We kind of do need 700 feet though—we're in a housing crisis and this is one of the most logical spots to have that level of density in the entire region...
Like Irfox said above, you can’t build a 700ft residential building without it being an ultra-lux condo building, which would do absolutely nothing to mitigate the housing crisis.
We have a dearth of middle/working class housing in the neighborhoods and in the suburbs. That’s what’s making homes and apartments across the metro so expensive. The Back Bay, Downtown, and the Seaport already have more than enough ultra-luxury housing to satisfy the needs of people looking for that sort of thing.
The point is that zoning and policy should allow the most value to be extracted (and returned to society) from the land parcel.
Isn’t that technically what’s happening?
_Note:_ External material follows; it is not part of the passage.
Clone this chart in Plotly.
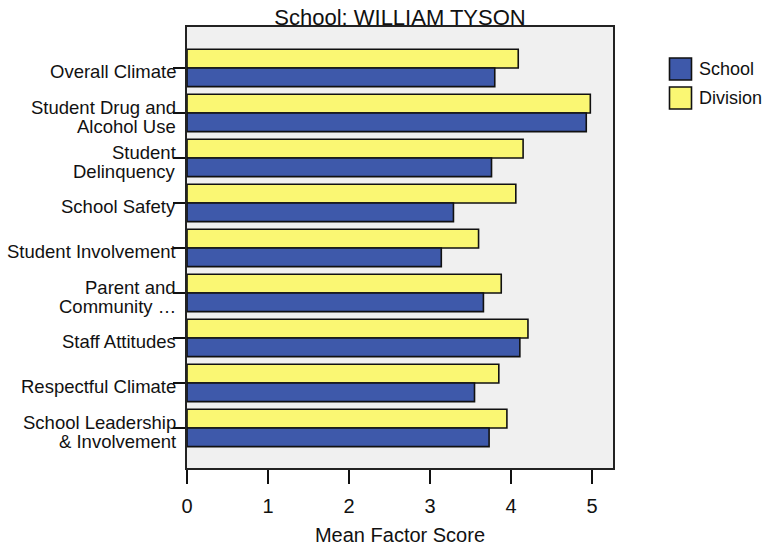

If making a 400ft condo building and selling units for 1.1mil a pop was the most valuable use for the land, then it would be happening.
The developer clearly thinks they’ll get more money for a lab.
Is the idea that the local restaurateurs will take turns being the ones doing the cooking? And that no one restaurant has enough big events to actually have a big space of its own, but that they all would like to host a big event (wedding, retirement, anniversary, office party) from time to time?The project includes 16,000 square feet of ground-floor commercial street. At the request of the community, Oxford said it will work to include a banquet hall in that space - possibly even through the return of Hei La Moon, which had long been located on the first floor of the garage, but which moved to Essex Street as planning for the garage's demise advanced.